I know Schmidt corrector plates are made at a commercial scale by sucking glass down over a vacuum, then doing the shaping, then removing the plate from the vacuum surface. A thin plate deformed by having a uniform force applied to it produces a curve that is described by a fourth-order polynomial radially, and this fourth-order approximation is close enough to the "true" shape of a Schmidt corrector.

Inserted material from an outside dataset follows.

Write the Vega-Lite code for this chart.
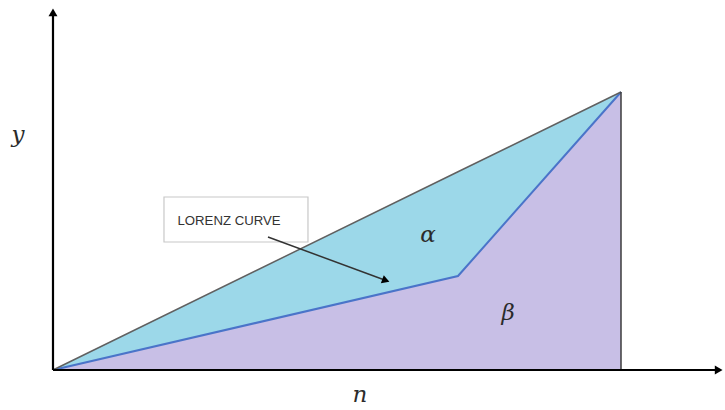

There's probably an obvious answer to this, but why not just deform a relatively thin glass mirror blank over a vacuum in the same way, then grind a spherical surface into it, then remove it to produce a corrected spherical mirror that closely approximates a paraboloid? The vacuum applied could be adjusted such that the fourth order terms in the Taylor expansion of the equation describing the spherical surface and the polynomial describing the plate deformation exactly cancel, producing a mirror that, ideally, only deviates from a parabola in the sixth degree. This sixth degree deviation would be so negligible as to make the resulting mirror a paraboloid for almost all intents and purposes.
So, why not do this? It seems like it should speed up the process of mirror making by obviating the need for much of the typical parabolizing. I can think of a couple problems (for instance, sensitivity to wedge in the blank/mirror), but none that seem fatal to this idea. At the same time, I figure there's a reason this isn't already done--there's no way I'm the first to think of this.